October Inch, Tingatina and Puff Adders
Habari za nyumbani? How’s everyone at home?
A week ago today we flew low over the southern highlands of Tanzania landing on Ngwazi’s grassy airstrip carved between emerald expanses of tea. It’s a long safari from home but we were finally back in the District of Mufindi, an area close to my heart. Waving at us from the edge of the airstrip was my daughter, Lauren who now calls Nairobi home, and Geoff Fox the founder of the organization the African Book Box collaborates with.
The enticing scent of freshly drenched fields, the result of a fleeting rainfall or locally referred to as the “October inch”, accompanied us on our bumpy hour-long drive to Protea Point, the volunteer house. Heartwarming greetings from Tanzanian friends embraced us.
To Mufindi Lauren brought two friends, Jay and Mick who presently live in Nairobi. They are computer experts extraordinaire and had volunteered to set up two computer labs, train two teachers who will become mentors to others and supply excellent downloaded instruction for elementary and secondary curriculums. Their nonprofit organization called Tunapanda, Swahili for “We plant”, sows the seeds for improved education for thousands of students struggling with no materials and abysmal instruction from inadequately trained teachers. All that’s needed is a few computers (old but functioning, sometimes a challenge) and Jay and Mick’s discs. No internet is required. Recently only 6% of Form 4 (Grade 11) students passed the national exams. No one passed at Luhunga Secondary, the local school we have supported by building a library and teaching there ourselves. Heartbreaking for these hard working students. These dismal results are the fault of a broken education system.
For years Ruth and I have been filling our suitcases with “Tingatinga” paintings for family, friends and fundraisers. These vibrant culturally distinctive images sparked an idea. Why not hire “an artist in residence” to introduce students, teachers and parents to the art of the late Eduward Saidi Tingatinga, a talented Tanzanian artist who started this genre of painting and inspired others to paint stylized images of African wild animals and village life.
Enter Chasaki from Njombe, an educated softly spoken gifted artist. From an envelope Chasaki carefully extracted ten original small paintings on cards exquisitely depicting scenes of daily life for Tanzanian women and children. From a plastic bag he took out two oil paintings called “Crossing Borders” representing the country’s past and the influences changing Tanzanian’s present and future. His work demonstrates how Chasaki’s art has evolved into his own captivating style. We are trying to find a way to have his cards reproduced in Dar for the tourist market.

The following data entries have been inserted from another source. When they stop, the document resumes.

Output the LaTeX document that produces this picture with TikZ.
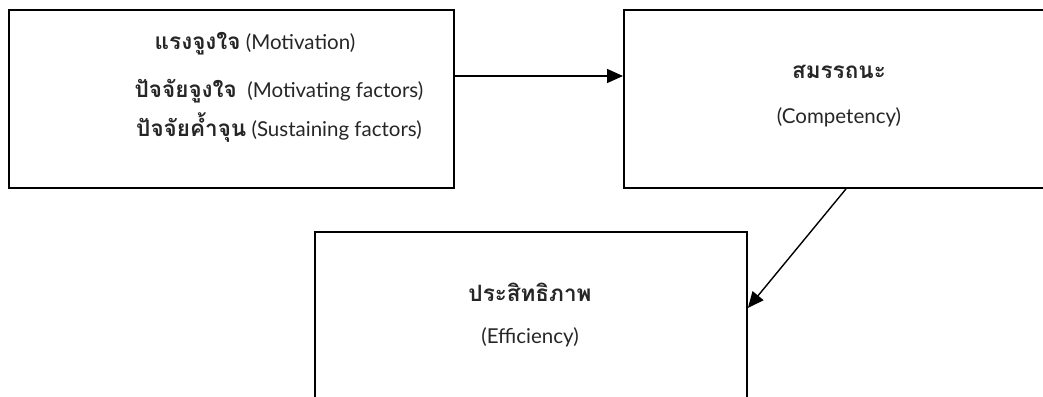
\documentclass[tikz,border=0pt]{standalone}
\usepackage{fontspec}
\newfontfamily\thai[Script=Thai]{Loma}
\newfontfamily\latin{Lato}
\usetikzlibrary{arrows.meta}
\newcommand{\thword}[1]{{\thai\bfseries\fontsize{22.5}{26}\selectfont #1}}
\tikzset{
  panel/.style={draw=black, line width=1.9pt, inner sep=0pt, anchor=north west},
  arr/.style={line width=1.4pt, -{Triangle[length=16pt,width=14pt]}},
  lbl/.style={anchor=base, inner sep=0pt, text=black!85, font=\latin\fontsize{20.5}{24}\selectfont},
}
\begin{document}
\begin{tikzpicture}[x=1pt,y=-1pt]
\useasboundingbox (0,0) rectangle (1043,396);
\clip (0,0) rectangle (1043,396);
% the three frames
\node[panel, minimum width=445pt, minimum height=178pt] (box1) at (8,9) {};
\node[panel, minimum width=432pt, minimum height=178pt] (box2) at (623,9) {};
\node[panel, minimum width=432pt, minimum height=178pt] (box3) at (314,231) {};
% labels
\node[lbl] (m1) at (255,49) {\thword{แรงจูงใจ} (Motivation)};
\node[lbl] (m2) at (279,97) {\thword{ปัจจัยจูงใจ}\ \ (Motivating factors)};
\node[lbl] (m3) at (279,136) {\thword{ปัจจัยค้ำจุน} (Sustaining factors)};
\node[lbl] (c1) at (839,78) {\thword{สมรรถนะ}};
\node[lbl] (c2) at (839,123) {(Competency)};
\node[lbl] (e1) at (530,301) {\thword{ประสิทธิภาพ}};
\node[lbl] (e2) at (530,343) {(Efficiency)};
% connectors
\draw[arr] (box1.east |- 0,76) -- (box2.west |- 0,76);
\draw[arr] (box2.south -| 846,0) -- (box3.east |- 0,308);
\end{tikzpicture}
\end{document}
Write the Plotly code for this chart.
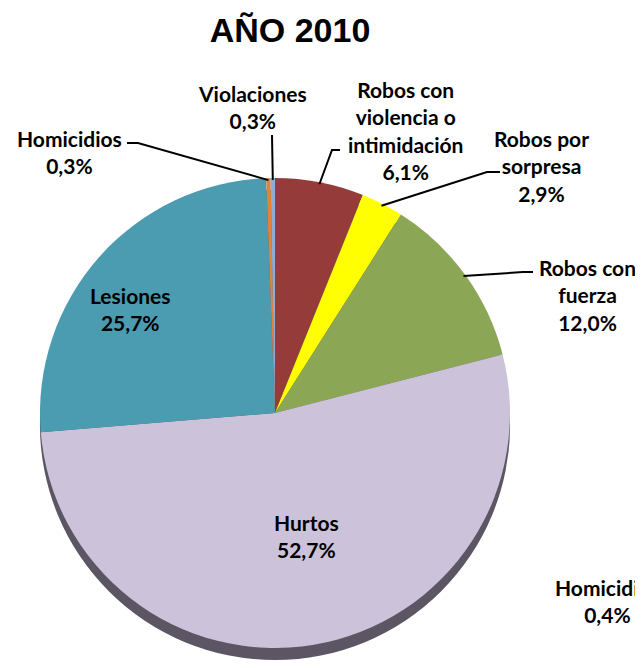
import math
import plotly.graph_objects as go

W, H = 643, 668
OFF = 8  # margen del <body> de la página

# datos del gráfico (año 2010, % sobre el total)
categorias = ["Robos con violencia o intimidación", "Robos por sorpresa", "Robos con fuerza",
              "Hurtos", "Lesiones", "Homicidios", "Violaciones"]
porcentajes = [6.1, 2.9, 12.0, 52.7, 25.7, 0.3, 0.3]
etiquetas = ["Robos con<br>violencia o<br>intimidación", "Robos por<br>sorpresa", "Robos con<br>fuerza",
             "Hurtos", "Lesiones", "Homicidios", "Violaciones"]
colores = ["#953C3A", "#FFFF00", "#8BA756", "#CCC2DA", "#4B9BB1", "#E0843C", "#94AAD6"]

# etiqueta suelta de otro gráfico, cortada en el borde
extra_nombre = "Homicidios"
extra_valor = 0.4


def pct(v):
    return f"{v:.1f}".replace(".", ",") + "%"


# geometría de la tarta (px en la captura)
cx, cy, R = 275, 413, 235
sombra = 12


def px2paper(x, y):
    return (x - OFF) / W, 1 - (y - OFF) / H


def dominio(cx, cy, r):
    x0, y1 = px2paper(cx - r, cy - r)
    x1, y0 = px2paper(cx + r, cy + r)
    return dict(x=[x0, x1], y=[y0, y1])


fig = go.Figure()

# borde inferior "3D"
fig.add_trace(go.Pie(
    values=[1], labels=["sombra"], marker=dict(colors=["#5C5664"], line=dict(width=0)),
    textinfo="none", hoverinfo="skip", sort=False, showlegend=False,
    domain=dominio(cx, cy + sombra, R),
))

fig.add_trace(go.Pie(
    values=porcentajes, labels=categorias, sort=False, direction="clockwise", rotation=0,
    marker=dict(colors=colores, line=dict(width=0)),
    textinfo="none", showlegend=False,
    domain=dominio(cx, cy, R),
))

# posición de cada etiqueta (centro, px) y guía (inicio, codo)
pos_etiqueta = {
    "Robos con violencia o intimidación": (405, 130),
    "Robos por sorpresa": (541, 166),
    "Robos con fuerza": (587, 295),
    "Hurtos": (306, 536),
    "Lesiones": (130, 309),
    "Homicidios": (69, 152),
    "Violaciones": (252, 107),
}
guias = {
    "Robos con violencia o intimidación": [(340, 150), (332, 150)],
    "Robos por sorpresa": [(500, 172), (487, 172)],
    "Robos con fuerza": [(533, 272), (523, 272)],
    "Homicidios": [(127, 143), (138, 143)],
    "Violaciones": [(272, 135)],
}

fuente = dict(family="Lato", size=21, color="#000000")

total = sum(porcentajes)
acum = 0
anotaciones = []
formas = []
for cat, val, txt in zip(categorias, porcentajes, etiquetas):
    medio = (acum + val / 2) / total * 2 * math.pi
    acum += val
    x, y = pos_etiqueta[cat]
    xp, yp = px2paper(x, y)
    anotaciones.append(dict(
        x=xp, y=yp, xref="paper", yref="paper", xanchor="center", yanchor="middle",
        showarrow=False, text=f"<b>{txt}<br>{pct(val)}</b>", align="center", font=fuente,
    ))
    if cat in guias:
        tx = cx + (R - 2) * math.sin(medio)
        ty = cy - (R - 2) * math.cos(medio)
        pts = guias[cat] + [(tx, ty)]
        path = "M " + " L ".join(f"{px2paper(a, b)[0]},{px2paper(a, b)[1]}" for a, b in pts)
        formas.append(dict(type="path", path=path, xref="paper", yref="paper",
                           line=dict(color="#000000", width=2)))

ex, ey = px2paper(553, 601)
anotaciones.append(dict(
    x=ex, y=ey, xref="paper", yref="paper", xanchor="left", yanchor="middle", showarrow=False,
    text=f"<b>{extra_nombre}<br>{pct(extra_valor)}</b>", align="center", font=fuente,
))

tx_t, ty_t = px2paper(290, 30)
fig.update_layout(
    width=W, height=H,
    margin=dict(l=0, r=0, t=0, b=0),
    paper_bgcolor="white",
    title=dict(text="<b>AÑO 2010</b>", x=tx_t, xanchor="center", y=ty_t, yanchor="middle",
               font=dict(family="Liberation Sans", size=34, color="#000000")),
    annotations=anotaciones,
    shapes=formas,
)

fig.write_html("out.html")
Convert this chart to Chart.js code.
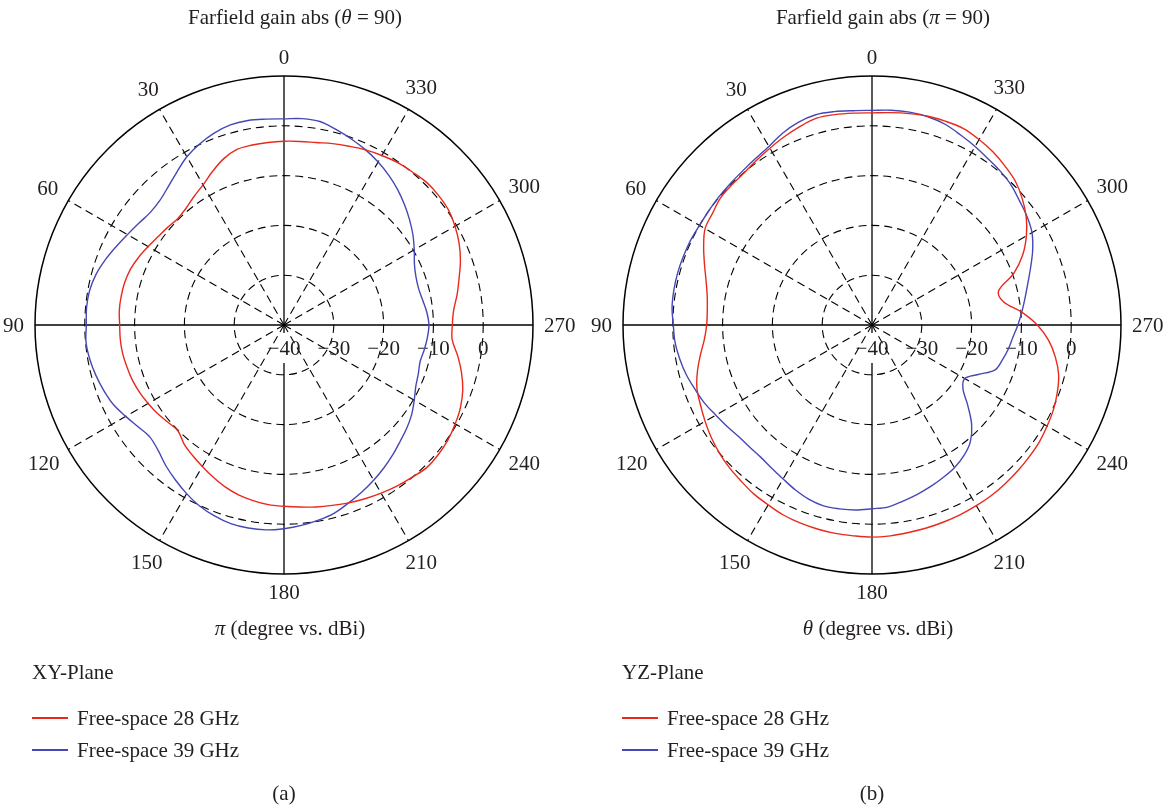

With our car loaded with paintbrushes, water colours, paper, plastic sheets, large pails of oil based bicycle paint, examples of Tingatinga art and a “big book” about Eduward Tingatinga’s life and legacy we set off for Mwefu Primary. This is where I worked for 5 weeks last year with a group of students on a play about a devastating storm collapsing their school and the inspiring response from Mwefu’s villagers to begin rebuilding. Multitudes of little waving waifs ran out from their mud huts onto the narrow dirt tract leading to the school. When the students saw us arrive they all ran outside and enthusiastically greeted us with a karibu or welcome song from the play. Most of the new classrooms continue to be floorless, doorless and windowless BUT piles of sand and bricks signal a serious attempt at completion. It may be pole, pole (pole-aye, slowly, slowly) but on Tanzanian time it will happen.
A whole new world opened up for children and teachers when they first heard the strange word “Tingatinga” (with teachers trying to find it in the dictionary) and then saw examples of Tingatinga art and Chasaki’s stunning work. After initial experiences with water colours, two teachers and six rows of children dressed in shamba (farm) clothes kneeled on the plastic covered floor, heads bent, brushes in hands hesitantly dipping into palettes of primary coloured oil paint. It was pure magic to watch as their brush strokes took form using dots, stripes, bright colours and animals with big eyes in the style of Tingatinga. The students gathered around us and said, “The minutes go so quickly when we are doing this!”
After four days at Mwefu and as a parting gift, Chasaki painted a large Tingatinga painting on the freshly painted white wall of a new classroom. It was as if the children were watching an engrossing television program (presently an unattainable experience) as they saw Chasaki’s elegant image of a giraffe and zebra take shape. We all burst into applause!
Does it feel good to be in Mufindi again? Definitely! Even with no water, no electricity, no solar and rumours of no petrol. Hamna shida (no problem)! With Abdullah’s amazing fix- it skills all of these issues have been solved. We discovered we have resident metre long puff adders close to Protea. Geoff emphatically informed us that healthy people easily survive attacks from these deadly snakes. Just wondering – does this apply to healthy seniors too?
It’s been a FULL week in this month of “October inch”. Some believe that the late Eduward Tingatinga, wherever he is now, “has been put in charge of painting a new sky every day over Tanzania.”